>> Start Stored records
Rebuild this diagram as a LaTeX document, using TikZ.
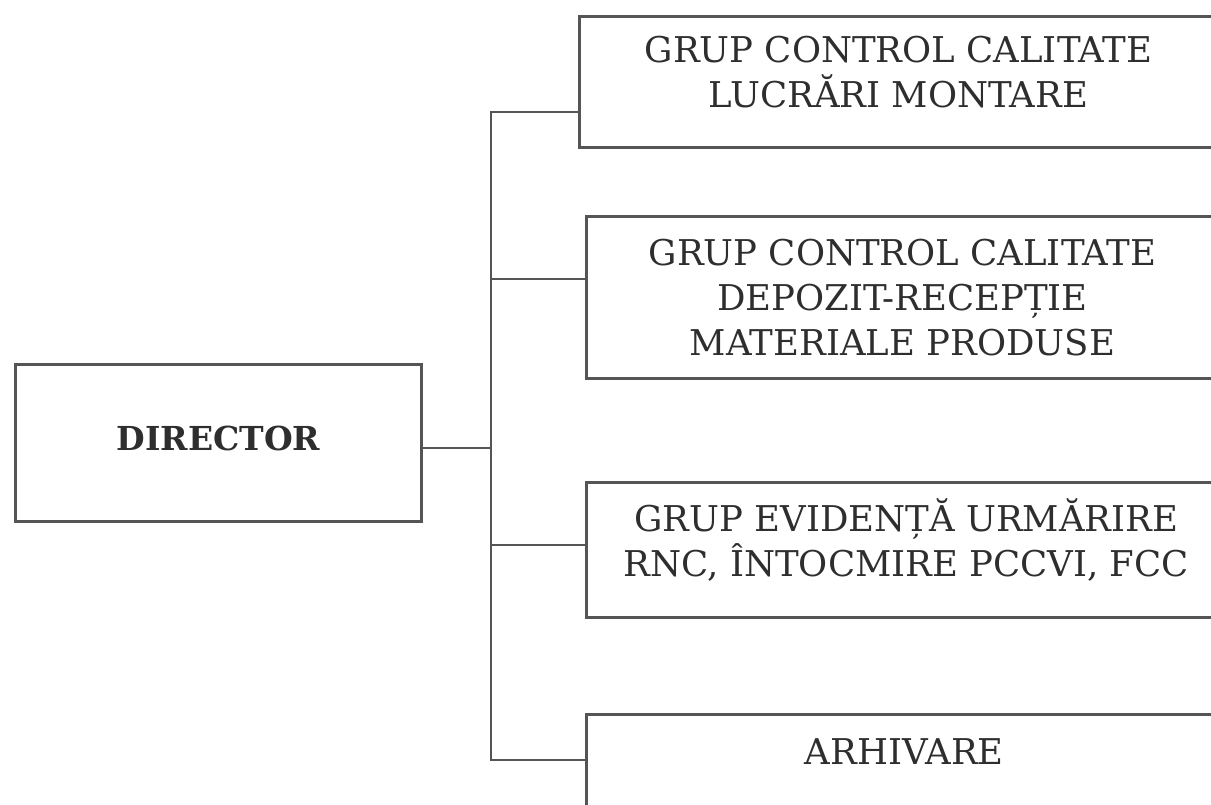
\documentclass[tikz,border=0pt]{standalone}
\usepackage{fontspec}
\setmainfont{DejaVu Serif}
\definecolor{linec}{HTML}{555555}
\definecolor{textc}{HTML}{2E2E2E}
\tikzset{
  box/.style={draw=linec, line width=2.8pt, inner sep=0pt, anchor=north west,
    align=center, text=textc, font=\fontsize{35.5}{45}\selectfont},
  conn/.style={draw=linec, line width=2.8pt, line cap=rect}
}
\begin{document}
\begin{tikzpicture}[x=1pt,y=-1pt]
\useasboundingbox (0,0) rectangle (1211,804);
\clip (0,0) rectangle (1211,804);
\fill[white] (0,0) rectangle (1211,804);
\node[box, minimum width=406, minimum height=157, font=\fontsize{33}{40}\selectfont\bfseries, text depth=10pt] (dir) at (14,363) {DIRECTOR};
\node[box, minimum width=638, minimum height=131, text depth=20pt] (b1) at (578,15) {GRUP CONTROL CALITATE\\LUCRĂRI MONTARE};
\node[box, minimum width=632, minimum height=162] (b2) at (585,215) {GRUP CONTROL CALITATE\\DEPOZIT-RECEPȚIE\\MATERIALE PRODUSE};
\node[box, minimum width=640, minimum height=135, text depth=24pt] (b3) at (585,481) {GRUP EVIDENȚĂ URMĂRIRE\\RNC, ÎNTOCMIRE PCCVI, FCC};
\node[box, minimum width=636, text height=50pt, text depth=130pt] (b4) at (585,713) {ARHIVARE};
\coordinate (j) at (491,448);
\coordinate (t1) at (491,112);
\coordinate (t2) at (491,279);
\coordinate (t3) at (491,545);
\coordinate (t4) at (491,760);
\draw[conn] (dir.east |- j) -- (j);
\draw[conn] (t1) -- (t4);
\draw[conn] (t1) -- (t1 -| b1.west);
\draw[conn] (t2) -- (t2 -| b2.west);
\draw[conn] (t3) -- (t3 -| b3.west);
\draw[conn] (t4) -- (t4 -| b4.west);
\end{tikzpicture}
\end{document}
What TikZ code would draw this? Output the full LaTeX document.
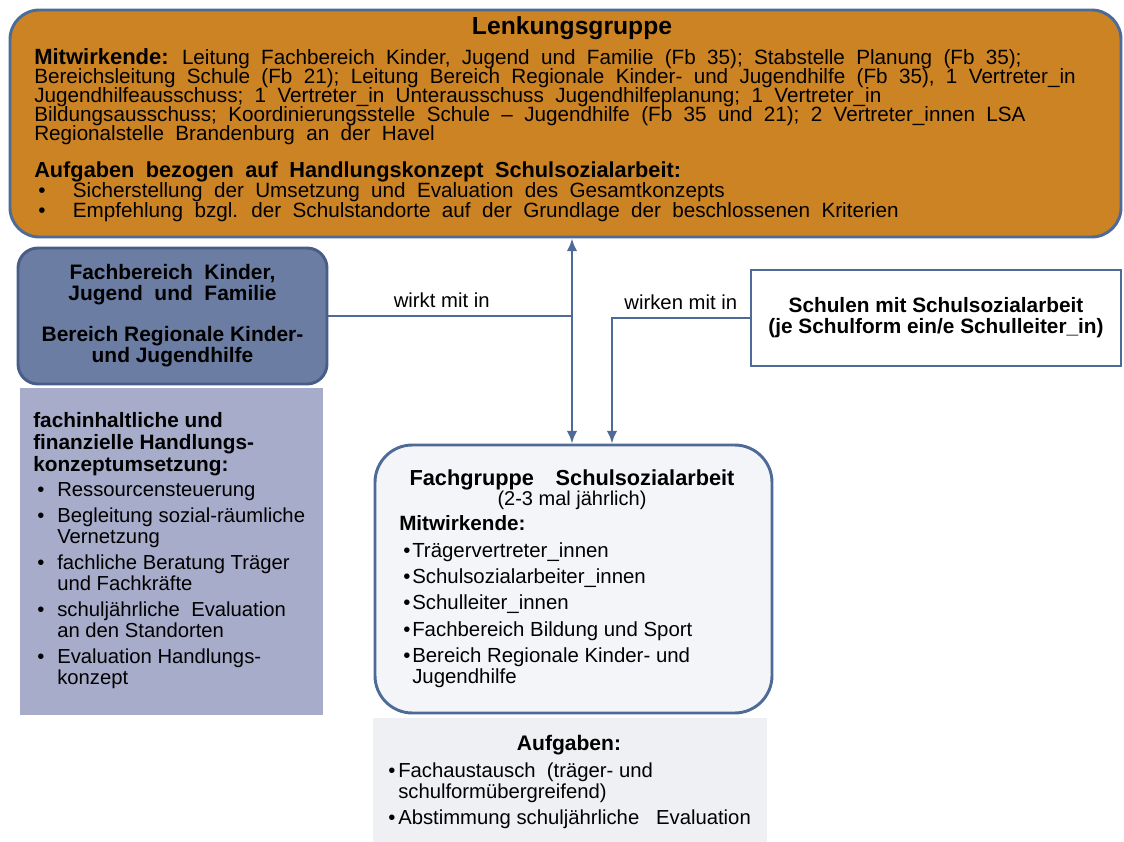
>> End Stored records
Print each of the records above exactly as written, leaving no picture in the copy.

Exercise answer:
Rebuild this diagram as a LaTeX document, using TikZ.
\documentclass[tikz,border=0pt]{standalone}
\usepackage{fontspec}
\setmainfont{DejaVu Serif}
\definecolor{linec}{HTML}{555555}
\definecolor{textc}{HTML}{2E2E2E}
\tikzset{
  box/.style={draw=linec, line width=2.8pt, inner sep=0pt, anchor=north west,
    align=center, text=textc, font=\fontsize{35.5}{45}\selectfont},
  conn/.style={draw=linec, line width=2.8pt, line cap=rect}
}
\begin{document}
\begin{tikzpicture}[x=1pt,y=-1pt]
\useasboundingbox (0,0) rectangle (1211,804);
\clip (0,0) rectangle (1211,804);
\fill[white] (0,0) rectangle (1211,804);
\node[box, minimum width=406, minimum height=157, font=\fontsize{33}{40}\selectfont\bfseries, text depth=10pt] (dir) at (14,363) {DIRECTOR};
\node[box, minimum width=638, minimum height=131, text depth=20pt] (b1) at (578,15) {GRUP CONTROL CALITATE\\LUCRĂRI MONTARE};
\node[box, minimum width=632, minimum height=162] (b2) at (585,215) {GRUP CONTROL CALITATE\\DEPOZIT-RECEPȚIE\\MATERIALE PRODUSE};
\node[box, minimum width=640, minimum height=135, text depth=24pt] (b3) at (585,481) {GRUP EVIDENȚĂ URMĂRIRE\\RNC, ÎNTOCMIRE PCCVI, FCC};
\node[box, minimum width=636, text height=50pt, text depth=130pt] (b4) at (585,713) {ARHIVARE};
\coordinate (j) at (491,448);
\coordinate (t1) at (491,112);
\coordinate (t2) at (491,279);
\coordinate (t3) at (491,545);
\coordinate (t4) at (491,760);
\draw[conn] (dir.east |- j) -- (j);
\draw[conn] (t1) -- (t4);
\draw[conn] (t1) -- (t1 -| b1.west);
\draw[conn] (t2) -- (t2 -| b2.west);
\draw[conn] (t3) -- (t3 -| b3.west);
\draw[conn] (t4) -- (t4 -| b4.west);
\end{tikzpicture}
\end{document}
What TikZ code would draw this? Output the full LaTeX document.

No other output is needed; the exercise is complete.